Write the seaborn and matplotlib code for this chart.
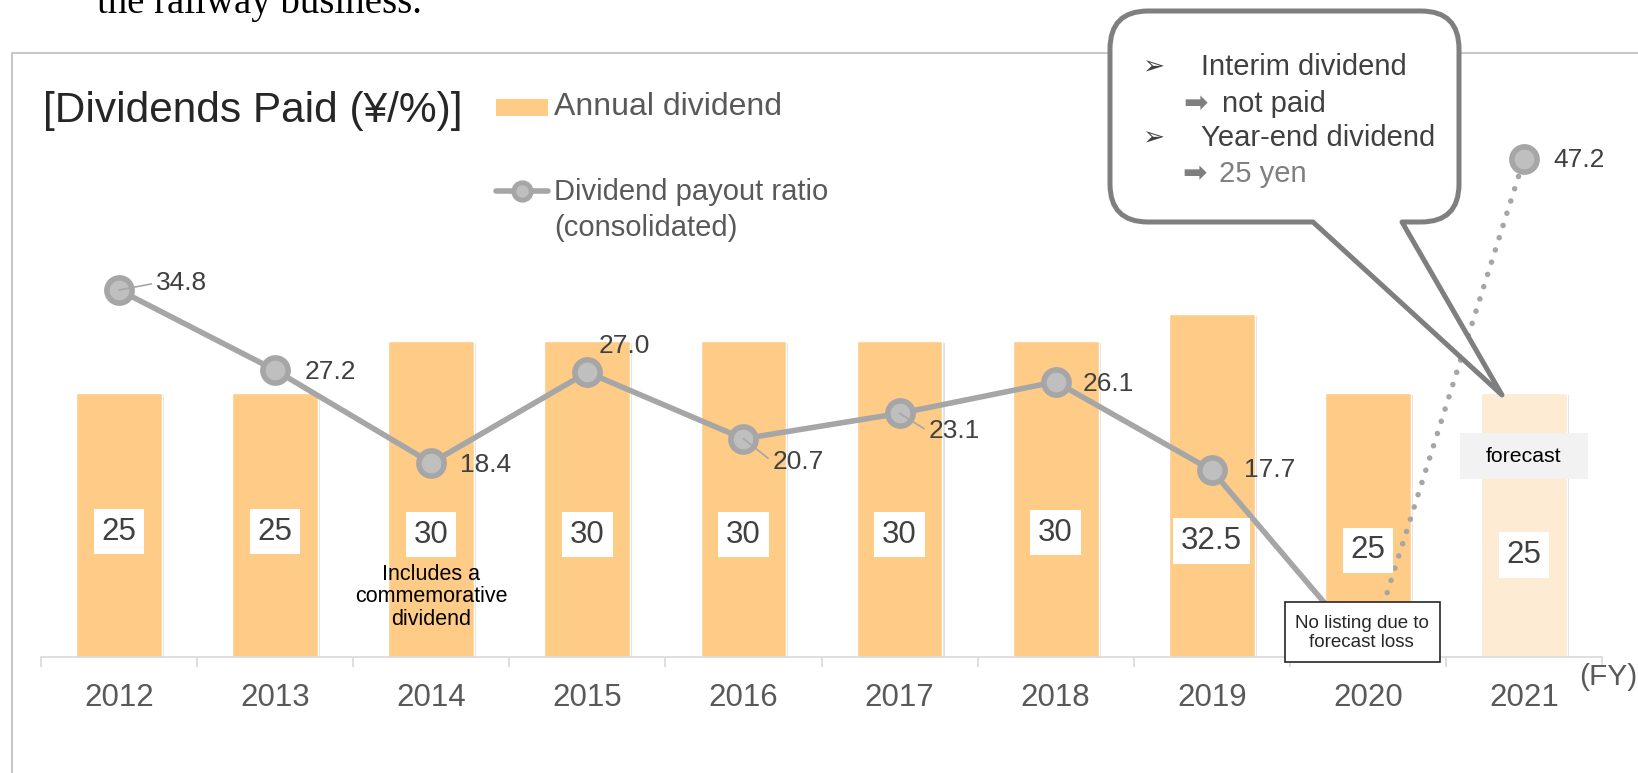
import matplotlib
matplotlib.use("Agg")
import matplotlib.pyplot as plt
import matplotlib.patheffects as pe
from matplotlib.patches import Rectangle, PathPatch
from matplotlib.path import Path
from matplotlib.lines import Line2D
import numpy as np
import pandas as pd
import seaborn as sns

# --- data -------------------------------------------------------------
years = ["2012", "2013", "2014", "2015", "2016", "2017", "2018", "2019", "2020", "2021"]
annual_dividend = [25, 25, 30, 30, 30, 30, 30, 32.5, 25, 25]
# FY2020 ratio is not listed (forecast loss); the line just dips to ~0 behind the note box
payout_ratio = [34.8, 27.2, 18.4, 27.0, 20.7, 23.1, 26.1, 17.7, 0.3, 47.2]
payout_listed = [True, True, True, True, True, True, True, True, False, True]

# --- styling ----------------------------------------------------------
bar_colors = ["#FFCC88"] * 9 + ["#FDEBD3"]
line_color = "#A6A6A6"
marker_face = "#BFBFBF"
label_offsets = [(37, 7), (29, -2), (29, -2), (11, 26), (29, -23),
                 (29, -18), (27, -2), (32, 0), None, (29, -1)]
leader = [True, False, False, False, True, True, False, False, False, False]
value_label_y = [11.9, 11.9, 11.6, 11.6, 11.6, 11.6, 11.8, 11.0, 10.1, 9.7]

W, H = 1638, 773


def P(x, y):
    # pixel position (origin top-left) -> figure fraction
    return (x / W, 1 - y / H)


sns.set_theme(style="white")
plt.rcParams["font.family"] = ["Liberation Sans", "DejaVu Sans"]

df = pd.DataFrame({"year": years, "dividend": annual_dividend,
                   "payout": payout_ratio, "pos": np.arange(len(years))})

fig = plt.figure(figsize=(W / 100, H / 100), dpi=100)
ax = fig.add_axes([41 / W, (H - 657) / H, (1602 - 41) / W, 580 / H])

# bars
sns.barplot(data=df, x="year", y="dividend", hue="year", palette=bar_colors,
            legend=False, width=0.55, saturation=1, ax=ax, zorder=1)
for p in ax.patches:
    p.set_path_effects([pe.SimplePatchShadow(offset=(1.5, -1.5), shadow_rgbFace="#808080", alpha=0.25),
                        pe.Normal()])

# payout ratio line: solid for actuals, dotted to the forecast
solid = df.iloc[:9]
fcst = df.iloc[8:]
sns.lineplot(data=solid, x="pos", y="payout", color=line_color, lw=4, ax=ax,
             zorder=2, estimator=None, sort=False)
sns.lineplot(data=fcst, x="pos", y="payout", color=line_color, lw=4, ax=ax,
             zorder=2, estimator=None, sort=False,
             linestyle=(0, (0.01, 2.3)), dash_capstyle="round")
shown = df[payout_listed]
sns.scatterplot(data=shown, x="pos", y="payout", s=330, color=marker_face,
                edgecolor=line_color, linewidth=4, ax=ax, zorder=3, legend=False)

for i, v in enumerate(payout_ratio):
    if not payout_listed[i]:
        continue
    arrow = dict(arrowstyle="-", color=line_color, lw=1.2, relpos=(0, 0.5),
                 shrinkA=1, shrinkB=0) if leader[i] else None
    ax.annotate(f"{v:.1f}", (i, v), xytext=label_offsets[i], textcoords="offset pixels",
                ha="left", va="center", fontsize=19, color="#404040", zorder=4,
                arrowprops=arrow)

# dividend values in white boxes
for i, v in enumerate(annual_dividend):
    ax.text(i, value_label_y[i], f"{v:g}", ha="center", va="center", fontsize=22.5,
            color="#404040", zorder=5,
            bbox=dict(boxstyle="square,pad=0.25", fc="white", ec="none"))

ax.text(2, 5.7, "Includes a\ncommemorative\ndividend", ha="center", va="center",
        fontsize=15.5, color="black", linespacing=1.07, zorder=5)

# forecast tag on the 2021 bar
ax.add_patch(Rectangle((8.59, 16.87), 0.82, 4.36, fc="#F2F2F2", ec="none", zorder=6))
ax.text(9, 19.05, "forecast", ha="center", va="center", fontsize=15.3, color="black", zorder=7)

# note box hiding FY2020 ratio
ax.add_patch(Rectangle((7.47, -0.47), 0.99, 5.7, fc="white", ec="#262626", lw=1.2,
                       zorder=6, clip_on=False))
ax.text(7.96, 2.3, "No listing due to\nforecast loss", ha="center", va="center",
        fontsize=13.5, color="#262626", linespacing=1.15, zorder=7)

# axes cosmetics
ax.set_xlim(-0.5, 9.5)
ax.set_ylim(0, 55)
ax.set_yticks([])
ax.set_xlabel("")
ax.set_ylabel("")
for s in ["left", "right", "top"]:
    ax.spines[s].set_visible(False)
ax.spines["bottom"].set_color("#D9D9D9")
ax.spines["bottom"].set_linewidth(1.2)
ax.set_xticks(range(len(years)))
ax.set_xticklabels(years)
ax.set_xticks(np.arange(-0.5, len(years), 1), minor=True)
ax.tick_params(axis="x", which="major", length=0, pad=19, labelsize=22.5, labelcolor="#595959")
ax.tick_params(axis="x", which="minor", length=7, width=1.2, color="#D9D9D9", bottom=True)
ax.patch.set_alpha(0)

# outer frame of the slide panel
fig.add_artist(Line2D([12 / W, 12 / W], [0, 1 - 53 / H], color="#C8C8C8", lw=1.5))
fig.add_artist(Line2D([12 / W, 1], [1 - 53 / H, 1 - 53 / H], color="#C8C8C8", lw=1.5))

# text cut at the top of the slide
fig.text(*P(97, 13), "the railway business.", family="Liberation Serif", fontsize=28,
         color="black", va="baseline", ha="left")

# title and legend
fig.text(*P(43, 111), "[Dividends Paid (¥/%)]", fontsize=30.5, color="#262626", va="center")
fig.add_artist(Rectangle(P(496, 116), 52 / W, 17 / H, transform=fig.transFigure,
                         fc=bar_colors[0], ec="none"))
fig.text(*P(554, 107), "Annual dividend", fontsize=23, color="#595959", va="center")
fig.add_artist(Line2D([496 / W, 548 / W], [1 - 191 / H] * 2, color=line_color, lw=4))
fig.add_artist(Line2D([522 / W], [1 - 191 / H], marker="o", ms=12.5, mew=3.5,
                      mfc=marker_face, mec=line_color, lw=0))
fig.text(*P(554, 210), "Dividend payout ratio\n(consolidated)", fontsize=21, color="#595959",
         va="center", linespacing=1.4)

fig.text(*P(1579, 677), "(FY)", fontsize=21.5, color="#595959", va="center")

# speech-bubble callout pointing at the FY2021 bar
L, R, T, B, r = 1110, 1459, 11, 222, 38
bl, br, tip = 1313, 1402, (1502, 395)
verts = [P(L + r, T), P(R - r, T), P(R, T), P(R, T + r), P(R, B - r), P(R, B), P(R - r, B),
         P(br, B), P(*tip), P(bl, B), P(L + r, B), P(L, B), P(L, B - r), P(L, T + r),
         P(L, T), P(L + r, T), P(L + r, T)]
codes = [Path.MOVETO, Path.LINETO, Path.CURVE3, Path.CURVE3, Path.LINETO, Path.CURVE3,
         Path.CURVE3, Path.LINETO, Path.LINETO, Path.LINETO, Path.LINETO, Path.CURVE3,
         Path.CURVE3, Path.LINETO, Path.CURVE3, Path.CURVE3, Path.CLOSEPOLY]
fig.add_artist(PathPatch(Path(verts, codes), transform=fig.transFigure, fc="white",
                         ec="#7F7F7F", lw=3.6, joinstyle="round", zorder=10))

txt = dict(fontsize=21, color="#404040", va="center", zorder=11)
fig.text(*P(1142, 67), "➢", family="DejaVu Sans", **{**txt, "fontsize": 19})
fig.text(*P(1201, 67), "Interim dividend", **txt)
fig.text(*P(1183, 104), "➡", family="DejaVu Sans", **{**txt, "color": "#7F7F7F"})
fig.text(*P(1222, 104), "not paid", **txt)
fig.text(*P(1142, 138), "➢", family="DejaVu Sans", **{**txt, "fontsize": 19})
fig.text(*P(1201, 138), "Year-end dividend", **txt)
fig.text(*P(1182, 174), "➡", family="DejaVu Sans", **{**txt, "color": "#7F7F7F"})
fig.text(*P(1219, 174), "25 yen", **{**txt, "color": "#7F7F7F"})

fig.savefig("out.png", dpi=100)
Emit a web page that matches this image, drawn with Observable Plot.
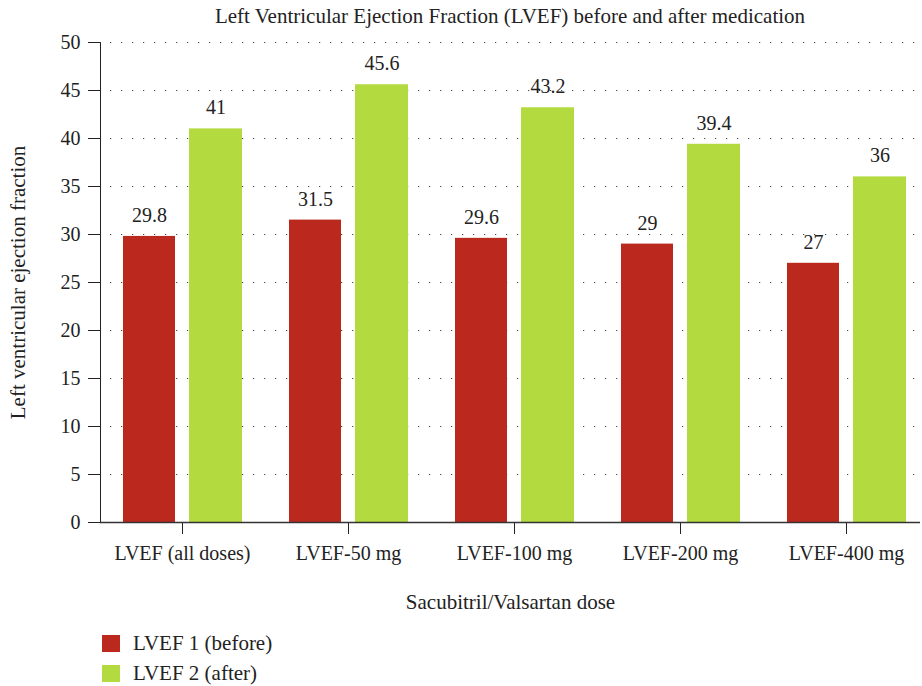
<!DOCTYPE html>
<html>
<head>
<meta charset="utf-8">
<script src="https://cdn.jsdelivr.net/npm/d3@7"></script>
<script src="https://cdn.jsdelivr.net/npm/@observablehq/plot@0.6"></script>
<style>
  body { margin: 0; background: #fff; font-family: "Liberation Serif", "DejaVu Serif", serif; color: #222; }
  #wrap { position: relative; width: 922px; height: 686px; overflow: hidden; }
  #title { position: absolute; top: 0; left: 100px; width: 820px; height: 32px; line-height: 32px; text-align: center; font-size: 21px; }
  #chart { position: absolute; top: 30px; left: 0; }
  .leg { position: absolute; left: 102px; height: 18px; font-size: 21px; display: flex; align-items: center; }
  .sw { width: 18px; height: 17px; margin-right: 13px; }
</style>
</head>
<body>
<div id="wrap">
  <div id="title">Left Ventricular Ejection Fraction (LVEF) before and after medication</div>
  <div id="chart"></div>
  <div class="leg" style="top:634px"><div class="sw" style="background:#bb281e"></div>LVEF 1 (before)</div>
  <div class="leg" style="top:664px"><div class="sw" style="background:#b3db3f"></div>LVEF 2 (after)</div>
</div>
<script>
const categories = ["LVEF (all doses)", "LVEF-50 mg", "LVEF-100 mg", "LVEF-200 mg", "LVEF-400 mg"];
const before = [29.8, 31.5, 29.6, 29, 27];
const after = [41, 45.6, 43.2, 39.4, 36];
const yTicks = [0, 5, 10, 15, 20, 25, 30, 35, 40, 45, 50];
const gridTicks = [5, 10, 15, 20, 25, 30, 35, 40, 45, 50];

const beforeData = categories.map((c, i) => ({cat: c, v: before[i]}));
const afterData = categories.map((c, i) => ({cat: c, v: after[i]}));

const red = "#bb281e", green = "#b3db3f";

const plot = Plot.plot({
  width: 922,
  height: 600,
  marginLeft: 100,
  marginRight: 2,
  marginTop: 12,
  marginBottom: 108,
  style: {fontFamily: "Liberation Serif, serif", fontSize: "20px", color: "#222", background: "white"},
  x: {type: "band", domain: categories, range: [99, 929], padding: 0, tickSize: 12, tickPadding: 11, label: null},
  y: {domain: [0, 50], ticks: yTicks, tickSize: 12, tickPadding: 8, line: true, label: null},
  marks: [
    Plot.ruleY(gridTicks, {stroke: "#444", strokeWidth: 1.2, strokeDasharray: "1.2,9.8", strokeDashoffset: 1}),
    Plot.barY(beforeData, {x: "cat", y: "v", fill: red, insetLeft: 24, insetRight: 90}),
    Plot.barY(afterData, {x: "cat", y: "v", fill: green, insetLeft: 90, insetRight: 23}),
    Plot.text(beforeData, {x: "cat", y: "v", text: d => String(d.v), dx: -33, dy: -21, fill: "#222", fontSize: 20}),
    Plot.text(afterData, {x: "cat", y: "v", text: d => String(d.v), dx: 33.5, dy: -21, fill: "#222", fontSize: 20}),
    Plot.ruleY([0], {stroke: "#333", strokeWidth: 1.3}),
    Plot.text(["Sacubitril/Valsartan dose"], {frameAnchor: "bottom", dy: 86, fontSize: 21, fill: "#222"}),
    Plot.text(["Left ventricular ejection fraction"], {frameAnchor: "left", textAnchor: "middle", dx: -82, rotate: -90, fontSize: 21, fill: "#222"})
  ]
});
document.getElementById("chart").appendChild(plot);
</script>
</body>
</html>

Written task: Begin at the first line of the material and copy each line exactly through the one containing "True, False, True]". Omit pictures.

Reply:
Write the seaborn and matplotlib code for this chart.
import matplotlib
matplotlib.use("Agg")
import matplotlib.pyplot as plt
import matplotlib.patheffects as pe
from matplotlib.patches import Rectangle, PathPatch
from matplotlib.path import Path
from matplotlib.lines import Line2D
import numpy as np
import pandas as pd
import seaborn as sns

# --- data -------------------------------------------------------------
years = ["2012", "2013", "2014", "2015", "2016", "2017", "2018", "2019", "2020", "2021"]
annual_dividend = [25, 25, 30, 30, 30, 30, 30, 32.5, 25, 25]
# FY2020 ratio is not listed (forecast loss); the line just dips to ~0 behind the note box
payout_ratio = [34.8, 27.2, 18.4, 27.0, 20.7, 23.1, 26.1, 17.7, 0.3, 47.2]
payout_listed = [True, True, True, True, True, True, True, True, False, True]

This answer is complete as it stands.